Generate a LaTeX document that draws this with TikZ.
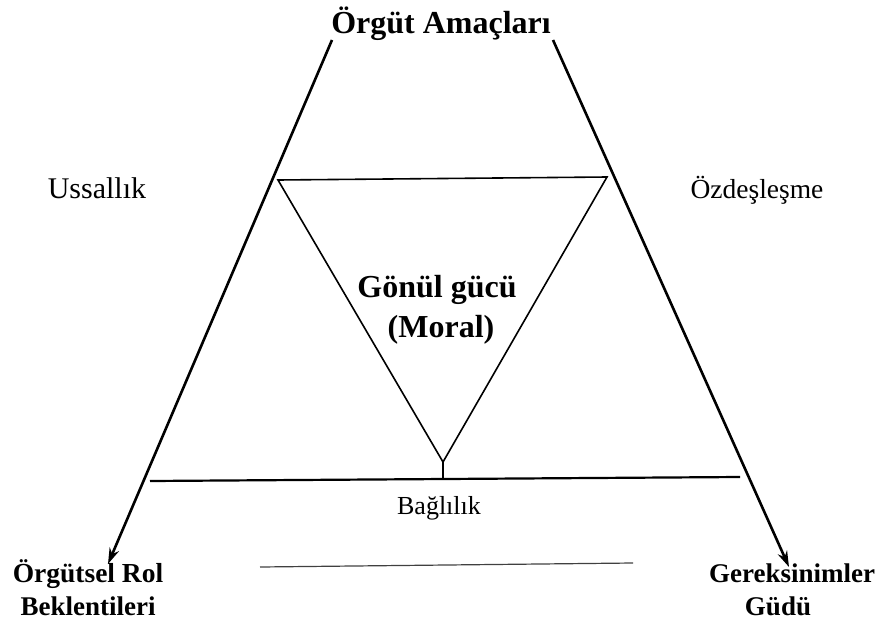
\documentclass[tikz,border=0pt]{standalone}
\usepackage{fontspec}
\setmainfont{Liberation Serif}
\usetikzlibrary{arrows.meta}
\tikzset{
  mainarrow/.style={line width=2.6pt,-{Stealth[length=16pt,width=10pt]}},
  thinline/.style={line width=1.6pt},
  base/.style={line width=2.2pt},
  txt/.style={inner sep=0pt, anchor=base},
}
\begin{document}
\begin{tikzpicture}[x=1pt,y=-1pt]
\useasboundingbox (0,0) rectangle (881,624);
% text
\node[txt,font=\fontsize{32}{36}\selectfont\bfseries] (title) at (441,33) {Örgüt Amaçları};
\node[txt,font=\fontsize{30}{34}\selectfont] (uss) at (97,198) {Ussallık};
\node[txt,font=\fontsize{27.5}{32}\selectfont] (ozd) at (757,198) {Özdeşleşme};
\node[txt,font=\fontsize{32}{36}\selectfont\bfseries] (gon) at (437,297) {Gönül gücü};
\node[txt,font=\fontsize{32}{36}\selectfont\bfseries] (mor) at (441,337) {(Moral)};
\node[txt,font=\fontsize{26}{30}\selectfont] (bag) at (439,514) {Bağlılık};
\node[txt,font=\fontsize{27.5}{32}\selectfont\bfseries] (org1) at (88,582) {Örgütsel Rol};
\node[txt,font=\fontsize{27}{32}\selectfont\bfseries] (org2) at (88,615) {Beklentileri};
\node[txt,font=\fontsize{27}{32}\selectfont\bfseries] (ger1) at (792,582) {Gereksinimler};
\node[txt,font=\fontsize{27}{32}\selectfont\bfseries] (ger2) at (778,615) {Güdü};
% coordinates
\coordinate (lt) at (332,40);
\coordinate (lb) at (108,564);
\coordinate (rt) at (553,40);
\coordinate (rb) at (789,567);
\coordinate (hl) at (150,481);
\coordinate (hr) at (740,477);
\coordinate (ta) at (278,180);
\coordinate (tb) at (607,177);
\coordinate (tc) at (443,462);
\coordinate (ts) at (443,479);
\coordinate (bl) at (260,567);
\coordinate (br) at (633,563);
% lines
\draw[mainarrow] (lt) -- (lb);
\draw[mainarrow] (rt) -- (rb);
\draw[base] (hl) -- (hr);
\draw[thinline] (ta) -- (tb) -- (tc) -- cycle;
\draw[thinline] (tc) -- (ts);
\draw[line width=1.2pt, black!75] (bl) -- (br);
\end{tikzpicture}
\end{document}
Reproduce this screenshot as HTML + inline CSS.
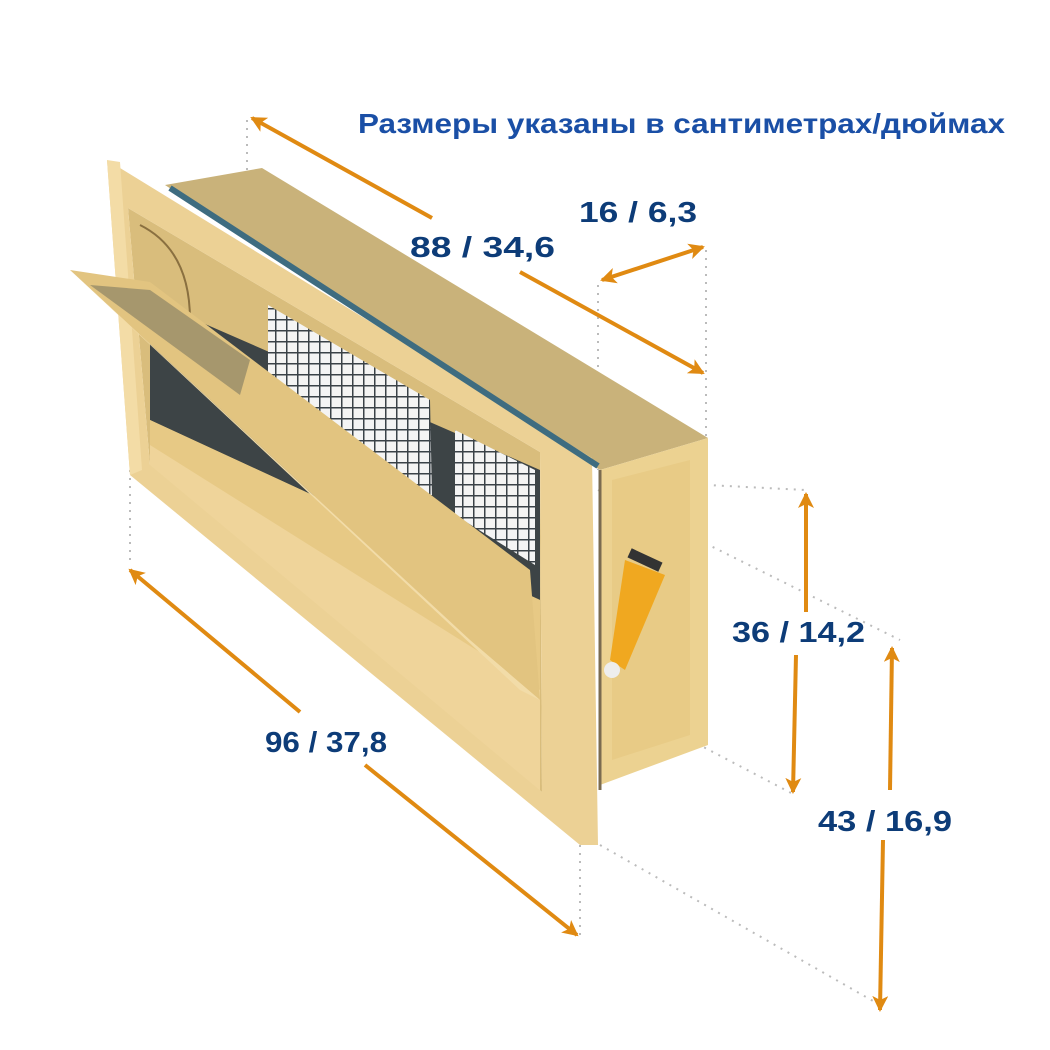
<!DOCTYPE html>
<html><head><meta charset="utf-8"><style>
body{margin:0;background:#fff;width:1050px;height:1050px;overflow:hidden}
svg{display:block}
text{font-family:"Liberation Sans","DejaVu Sans",sans-serif;font-weight:bold;fill:#0d3c78}
</style></head><body>
<svg width="1050" height="1050" viewBox="0 0 1050 1050" xmlns="http://www.w3.org/2000/svg">
<defs>
<pattern id="grid" width="11" height="11" patternUnits="userSpaceOnUse">
<rect width="11" height="11" fill="#f4f4f4"/>
<path d="M0 0H11M0 0V11" stroke="#3a4248" stroke-width="3"/>
</pattern>
<marker id="ah" markerWidth="16" markerHeight="16" refX="14" refY="8" orient="auto-start-reverse" markerUnits="userSpaceOnUse" viewBox="0 0 16 16"><path d="M0,0 L16,8 L0,16 L4,8z" fill="#e08a12"/></marker>
</defs>
<g stroke="#bbb" stroke-width="2" stroke-dasharray="2 6" fill="none">
<line x1="247" y1="120" x2="247" y2="170"/>
<line x1="706" y1="250" x2="706" y2="440"/>
<line x1="598" y1="285" x2="598" y2="470"/>
<line x1="130" y1="470" x2="130" y2="565"/>
<line x1="580" y1="845" x2="580" y2="935"/>
<line x1="610" y1="480" x2="805" y2="490"/>
<line x1="598" y1="490" x2="900" y2="640"/>
<line x1="690" y1="740" x2="795" y2="795"/>
<line x1="600" y1="845" x2="880" y2="1005"/>
</g>
<!-- box top face -->
<polygon points="165,185 262,168 708,438 600,470" fill="#c9b27a"/>
<!-- box side face -->
<polygon points="600,470 708,438 708,745 600,785" fill="#ecd291"/>
<polygon points="612,480 690,460 690,735 612,760" fill="#e8cb86"/>
<polygon points="625,560 665,575 625,670 610,660" fill="#f0a820"/>
<circle cx="612" cy="670" r="8" fill="#eee"/>
<rect x="628" y="555" width="34" height="10" fill="#333" transform="rotate(25 645 560)"/>
<line x1="600" y1="470" x2="600" y2="790" stroke="#7a6b50" stroke-width="3"/>
<!-- opening interior -->
<polygon points="128,208 540,452 542,792 150,465" fill="#d9bd7c"/>
<polygon points="150,300 540,470 540,600 150,420" fill="#3d4446"/>
<polygon points="268,305 430,400 432,498 268,400" fill="url(#grid)"/>
<polygon points="455,430 535,470 535,565 455,515" fill="url(#grid)"/>
<path d="M140,225 Q190,250 190,320" stroke="#8a7040" stroke-width="2" fill="none"/>
<polygon points="150,420 540,600 540,792 150,465" fill="#e7c985"/>
<polygon points="150,445 540,690 540,792 150,470" fill="#efd49a"/>
<!-- front frame -->
<path fill-rule="evenodd" fill="#ecd195" d="M107,160 L592,458 L598,845 L580,845 L130,475 Z M128,208 L540,452 L542,792 L150,465 Z"/>
<polygon points="107,160 120,162 142,470 130,475" fill="#f3dca6"/>
<line x1="170" y1="188" x2="598" y2="466" stroke="#3e6c80" stroke-width="6"/>
<!-- open flap -->
<polygon points="70,270 150,282 530,570 540,700 470,640" fill="#e2c480"/>
<polygon points="90,285 150,290 250,360 240,395" fill="#6a6a5a" opacity=".5"/>
<polygon points="70,270 470,640 540,700 520,690" fill="#f2dca8"/>
<!-- arrows -->
<g stroke="#e08a12" stroke-width="4" fill="none">
<line x1="252" y1="118" x2="432" y2="218" marker-start="url(#ah)"/>
<line x1="520" y1="272" x2="703" y2="373" marker-end="url(#ah)"/>
<line x1="602" y1="280" x2="703" y2="247" marker-start="url(#ah)" marker-end="url(#ah)"/>
<line x1="806" y1="494" x2="806" y2="612" marker-start="url(#ah)"/>
<line x1="796" y1="655" x2="793" y2="792" marker-end="url(#ah)"/>
<line x1="892" y1="648" x2="890" y2="790" marker-start="url(#ah)"/>
<line x1="883" y1="840" x2="880" y2="1010" marker-end="url(#ah)"/>
<line x1="130" y1="570" x2="300" y2="712" marker-start="url(#ah)"/>
<line x1="365" y1="765" x2="577" y2="935" marker-end="url(#ah)"/>
</g>
<text x="358" y="133" font-size="28" textLength="647" lengthAdjust="spacingAndGlyphs" style="fill:#1a4fa6">Размеры указаны в сантиметрах/дюймах</text>
<text x="579" y="222" font-size="29" textLength="118" lengthAdjust="spacingAndGlyphs">16 / 6,3</text>
<text x="410" y="257" font-size="29" textLength="145" lengthAdjust="spacingAndGlyphs">88 / 34,6</text>
<text x="732" y="642" font-size="29" textLength="133" lengthAdjust="spacingAndGlyphs">36 / 14,2</text>
<text x="818" y="831" font-size="29" textLength="134" lengthAdjust="spacingAndGlyphs">43 / 16,9</text>
<text x="265" y="752" font-size="29" textLength="122" lengthAdjust="spacingAndGlyphs">96 / 37,8</text>
</svg>
</body></html>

***

JOB:
Copy each line of the records precisely and drop any images they hold.

THE COMPLETED TASK:
Generate a LaTeX document that draws this with TikZ.
\documentclass[tikz,border=0pt]{standalone}
\usepackage{fontspec}
\setmainfont{Liberation Serif}
\usetikzlibrary{arrows.meta}
\tikzset{
  mainarrow/.style={line width=2.6pt,-{Stealth[length=16pt,width=10pt]}},
  thinline/.style={line width=1.6pt},
  base/.style={line width=2.2pt},
  txt/.style={inner sep=0pt, anchor=base},
}
\begin{document}
\begin{tikzpicture}[x=1pt,y=-1pt]
\useasboundingbox (0,0) rectangle (881,624);
% text
\node[txt,font=\fontsize{32}{36}\selectfont\bfseries] (title) at (441,33) {Örgüt Amaçları};
\node[txt,font=\fontsize{30}{34}\selectfont] (uss) at (97,198) {Ussallık};
\node[txt,font=\fontsize{27.5}{32}\selectfont] (ozd) at (757,198) {Özdeşleşme};
\node[txt,font=\fontsize{32}{36}\selectfont\bfseries] (gon) at (437,297) {Gönül gücü};
\node[txt,font=\fontsize{32}{36}\selectfont\bfseries] (mor) at (441,337) {(Moral)};
\node[txt,font=\fontsize{26}{30}\selectfont] (bag) at (439,514) {Bağlılık};
\node[txt,font=\fontsize{27.5}{32}\selectfont\bfseries] (org1) at (88,582) {Örgütsel Rol};
\node[txt,font=\fontsize{27}{32}\selectfont\bfseries] (org2) at (88,615) {Beklentileri};
\node[txt,font=\fontsize{27}{32}\selectfont\bfseries] (ger1) at (792,582) {Gereksinimler};
\node[txt,font=\fontsize{27}{32}\selectfont\bfseries] (ger2) at (778,615) {Güdü};
% coordinates
\coordinate (lt) at (332,40);
\coordinate (lb) at (108,564);
\coordinate (rt) at (553,40);
\coordinate (rb) at (789,567);
\coordinate (hl) at (150,481);
\coordinate (hr) at (740,477);
\coordinate (ta) at (278,180);
\coordinate (tb) at (607,177);
\coordinate (tc) at (443,462);
\coordinate (ts) at (443,479);
\coordinate (bl) at (260,567);
\coordinate (br) at (633,563);
% lines
\draw[mainarrow] (lt) -- (lb);
\draw[mainarrow] (rt) -- (rb);
\draw[base] (hl) -- (hr);
\draw[thinline] (ta) -- (tb) -- (tc) -- cycle;
\draw[thinline] (tc) -- (ts);
\draw[line width=1.2pt, black!75] (bl) -- (br);
\end{tikzpicture}
\end{document}
Reproduce this screenshot as HTML + inline CSS.
<!DOCTYPE html>
<html><head><meta charset="utf-8"><style>
body{margin:0;background:#fff;width:1050px;height:1050px;overflow:hidden}
svg{display:block}
text{font-family:"Liberation Sans","DejaVu Sans",sans-serif;font-weight:bold;fill:#0d3c78}
</style></head><body>
<svg width="1050" height="1050" viewBox="0 0 1050 1050" xmlns="http://www.w3.org/2000/svg">
<defs>
<pattern id="grid" width="11" height="11" patternUnits="userSpaceOnUse">
<rect width="11" height="11" fill="#f4f4f4"/>
<path d="M0 0H11M0 0V11" stroke="#3a4248" stroke-width="3"/>
</pattern>
<marker id="ah" markerWidth="16" markerHeight="16" refX="14" refY="8" orient="auto-start-reverse" markerUnits="userSpaceOnUse" viewBox="0 0 16 16"><path d="M0,0 L16,8 L0,16 L4,8z" fill="#e08a12"/></marker>
</defs>
<g stroke="#bbb" stroke-width="2" stroke-dasharray="2 6" fill="none">
<line x1="247" y1="120" x2="247" y2="170"/>
<line x1="706" y1="250" x2="706" y2="440"/>
<line x1="598" y1="285" x2="598" y2="470"/>
<line x1="130" y1="470" x2="130" y2="565"/>
<line x1="580" y1="845" x2="580" y2="935"/>
<line x1="610" y1="480" x2="805" y2="490"/>
<line x1="598" y1="490" x2="900" y2="640"/>
<line x1="690" y1="740" x2="795" y2="795"/>
<line x1="600" y1="845" x2="880" y2="1005"/>
</g>
<!-- box top face -->
<polygon points="165,185 262,168 708,438 600,470" fill="#c9b27a"/>
<!-- box side face -->
<polygon points="600,470 708,438 708,745 600,785" fill="#ecd291"/>
<polygon points="612,480 690,460 690,735 612,760" fill="#e8cb86"/>
<polygon points="625,560 665,575 625,670 610,660" fill="#f0a820"/>
<circle cx="612" cy="670" r="8" fill="#eee"/>
<rect x="628" y="555" width="34" height="10" fill="#333" transform="rotate(25 645 560)"/>
<line x1="600" y1="470" x2="600" y2="790" stroke="#7a6b50" stroke-width="3"/>
<!-- opening interior -->
<polygon points="128,208 540,452 542,792 150,465" fill="#d9bd7c"/>
<polygon points="150,300 540,470 540,600 150,420" fill="#3d4446"/>
<polygon points="268,305 430,400 432,498 268,400" fill="url(#grid)"/>
<polygon points="455,430 535,470 535,565 455,515" fill="url(#grid)"/>
<path d="M140,225 Q190,250 190,320" stroke="#8a7040" stroke-width="2" fill="none"/>
<polygon points="150,420 540,600 540,792 150,465" fill="#e7c985"/>
<polygon points="150,445 540,690 540,792 150,470" fill="#efd49a"/>
<!-- front frame -->
<path fill-rule="evenodd" fill="#ecd195" d="M107,160 L592,458 L598,845 L580,845 L130,475 Z M128,208 L540,452 L542,792 L150,465 Z"/>
<polygon points="107,160 120,162 142,470 130,475" fill="#f3dca6"/>
<line x1="170" y1="188" x2="598" y2="466" stroke="#3e6c80" stroke-width="6"/>
<!-- open flap -->
<polygon points="70,270 150,282 530,570 540,700 470,640" fill="#e2c480"/>
<polygon points="90,285 150,290 250,360 240,395" fill="#6a6a5a" opacity=".5"/>
<polygon points="70,270 470,640 540,700 520,690" fill="#f2dca8"/>
<!-- arrows -->
<g stroke="#e08a12" stroke-width="4" fill="none">
<line x1="252" y1="118" x2="432" y2="218" marker-start="url(#ah)"/>
<line x1="520" y1="272" x2="703" y2="373" marker-end="url(#ah)"/>
<line x1="602" y1="280" x2="703" y2="247" marker-start="url(#ah)" marker-end="url(#ah)"/>
<line x1="806" y1="494" x2="806" y2="612" marker-start="url(#ah)"/>
<line x1="796" y1="655" x2="793" y2="792" marker-end="url(#ah)"/>
<line x1="892" y1="648" x2="890" y2="790" marker-start="url(#ah)"/>
<line x1="883" y1="840" x2="880" y2="1010" marker-end="url(#ah)"/>
<line x1="130" y1="570" x2="300" y2="712" marker-start="url(#ah)"/>
<line x1="365" y1="765" x2="577" y2="935" marker-end="url(#ah)"/>
</g>
<text x="358" y="133" font-size="28" textLength="647" lengthAdjust="spacingAndGlyphs" style="fill:#1a4fa6">Размеры указаны в сантиметрах/дюймах</text>
<text x="579" y="222" font-size="29" textLength="118" lengthAdjust="spacingAndGlyphs">16 / 6,3</text>
<text x="410" y="257" font-size="29" textLength="145" lengthAdjust="spacingAndGlyphs">88 / 34,6</text>
<text x="732" y="642" font-size="29" textLength="133" lengthAdjust="spacingAndGlyphs">36 / 14,2</text>
<text x="818" y="831" font-size="29" textLength="134" lengthAdjust="spacingAndGlyphs">43 / 16,9</text>
<text x="265" y="752" font-size="29" textLength="122" lengthAdjust="spacingAndGlyphs">96 / 37,8</text>
</svg>
</body></html>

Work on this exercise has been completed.